Monday, January 25, 2016

Chinoiserie Wallpaper - Painted Floor

I have just returned from photographing a project we did at the end of last year for the wonderful team at Wilson Kelsey Design. Our small part was to paint the floor and design a wallpaper to fit the space from Lena's hand painted Chinoiserie (MU2011) at a small horse farm in Ipswich, MA.  I will let the photos speak for themselves.



Sally Wilson, the interior designer, came out to help me with the styling of the photos and what a great help she was.  I love the fine elements, like a  second molding on the ceiling, just inside of the crown molding. Here are some of the other details adding to the design and style.
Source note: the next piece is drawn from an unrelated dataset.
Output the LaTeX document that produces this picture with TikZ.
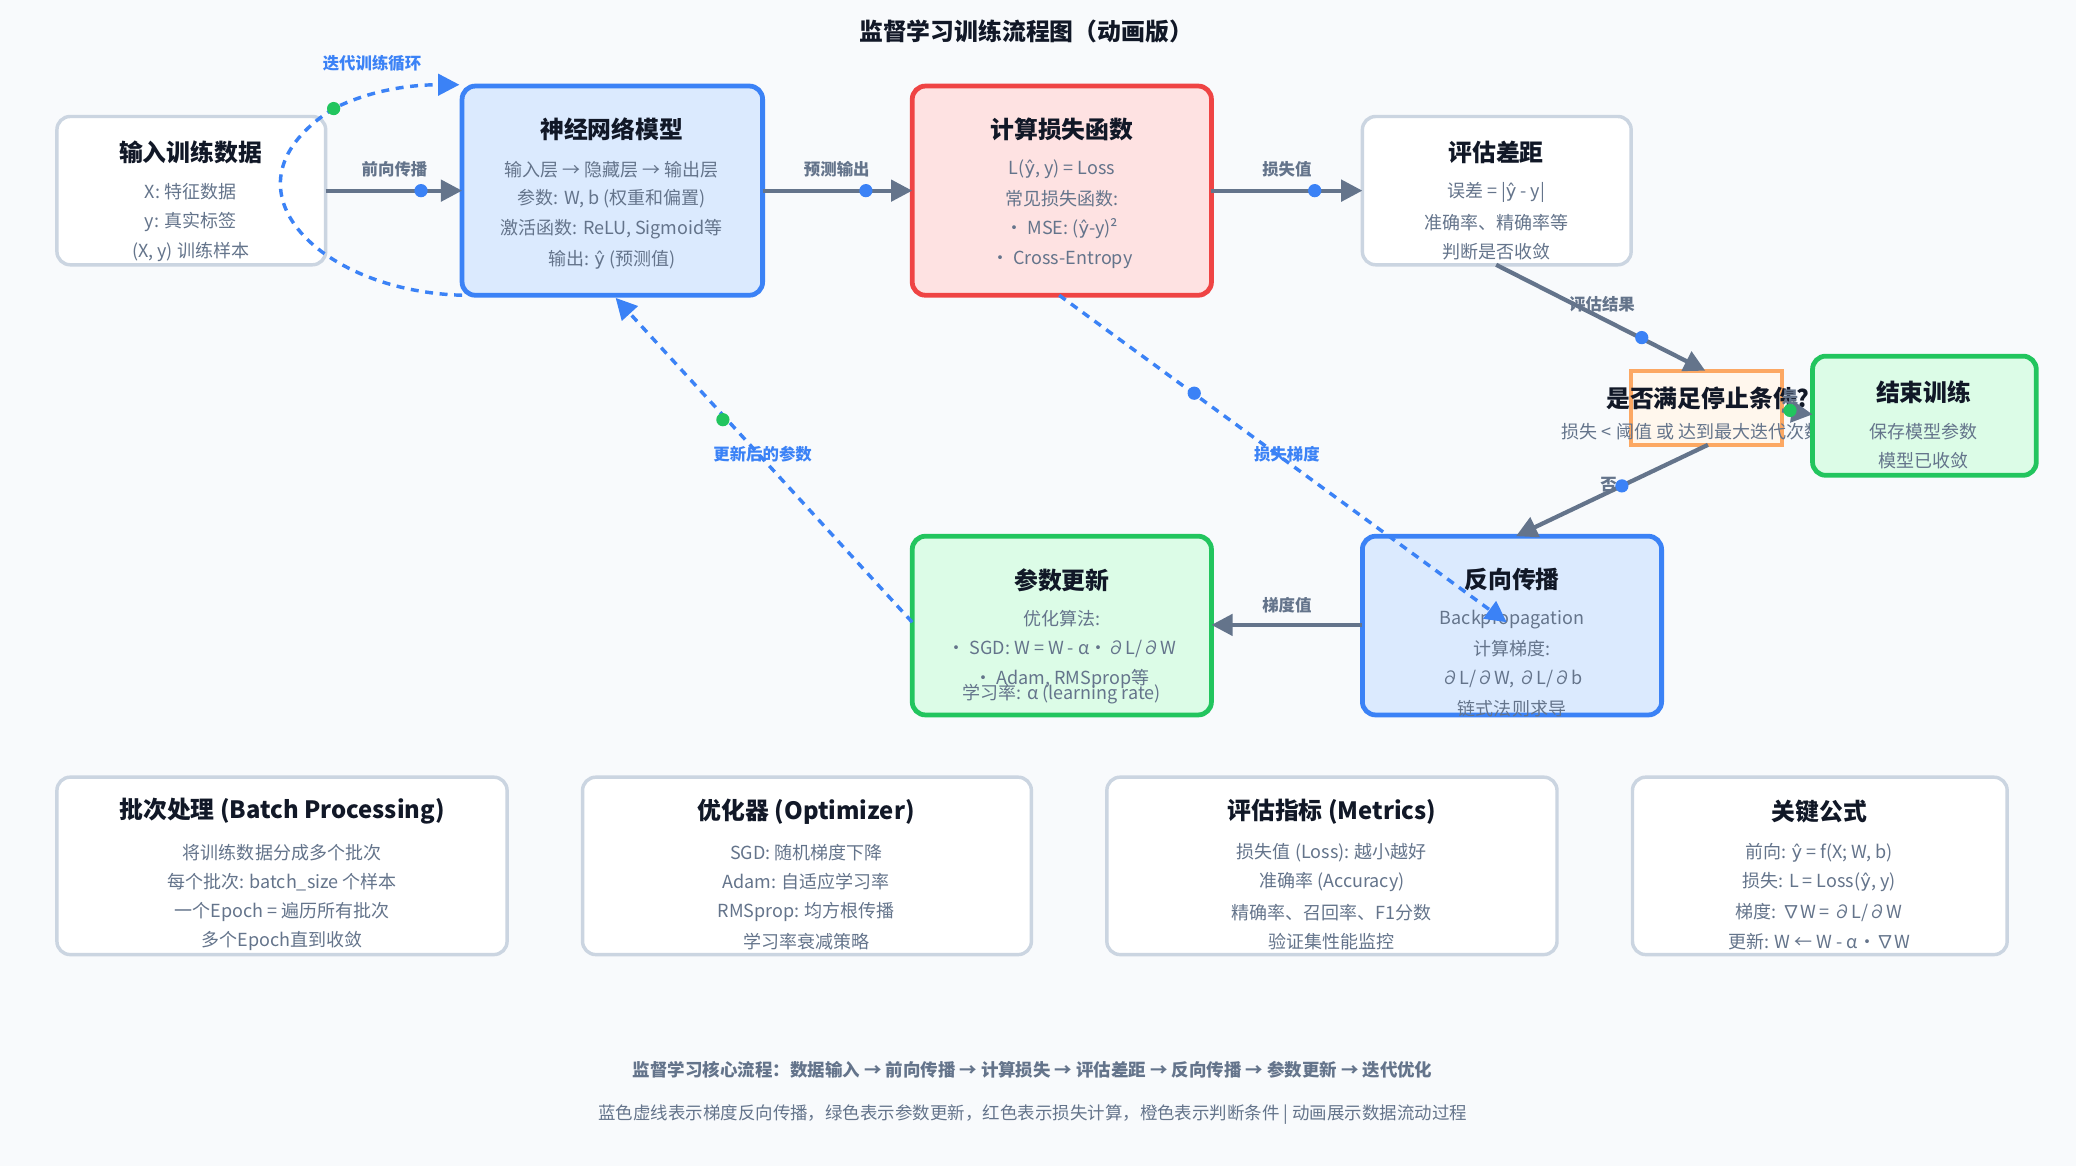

And finally, the powder room, adjacent to our mural, Sally's French leaning makes this room sing.


I'd like to send my deepest thanks to all 12 of you, faithful followers of our blog.

;-)

Thursday, January 14, 2016

Hand Painted Marble Floor


We originally painted this foyer with a faux marble tile finish in September of 2008 and it looked great.


Near the end of 2015 our client asked us to repaint it exactly the same. The floor was damaged by a contractor and she wanted it ready for traffic before her "Post Christmas Party" on Jan. 9, 2016.
The party was a smashing success - excellent food and drink provided by Jeanie Gruber. Here is a time lapse movie featuring our hand painted floor, created during the festivities.


For those interested in the process, I thought I would give you a "How To" on marbleizing. We started with a white floor and first had to map out the grid making sure it lines up with the pre existing floor mural in the dining room as well as the walls in the foyer. For the layout we use lasers and for this white marble tile pattern, we drew a thin pencil line at each intersection to represent the grout. Once the grid is mapped out, Lena and Kasia added the white / gray marbling. For this they use tinted glaze, rags, feathers, fan brushes, stipplers and Badger hair softeners. First they paint the glaze on in drifts, rag it off, add veins with the feather and fan brush, blend with the stippler and finally soften with light sweeps of the Badger Brush.

Stippeling
Raging the glaze
Cutting through with a feather
Adding a vein with a fan brush
Softening the finish with a badger brush

When this is done and dry we added the darker greenish marble tiles at each intersection using tape because stencils leaked too much.

When they were dry we brought in Bob Tucker of Peabody Floors. We needed a non yellowing, water based, hard, quick dry product. To achieve this Bob suggested a first coat of VerMeister Aqua Tenax two component sealer followed by a coat of VerMeister Idro two-component polyurethane NMP-free waterborne, non-yellowing finish. As you can see, the end result was stunning and what you can't see is it is very hard.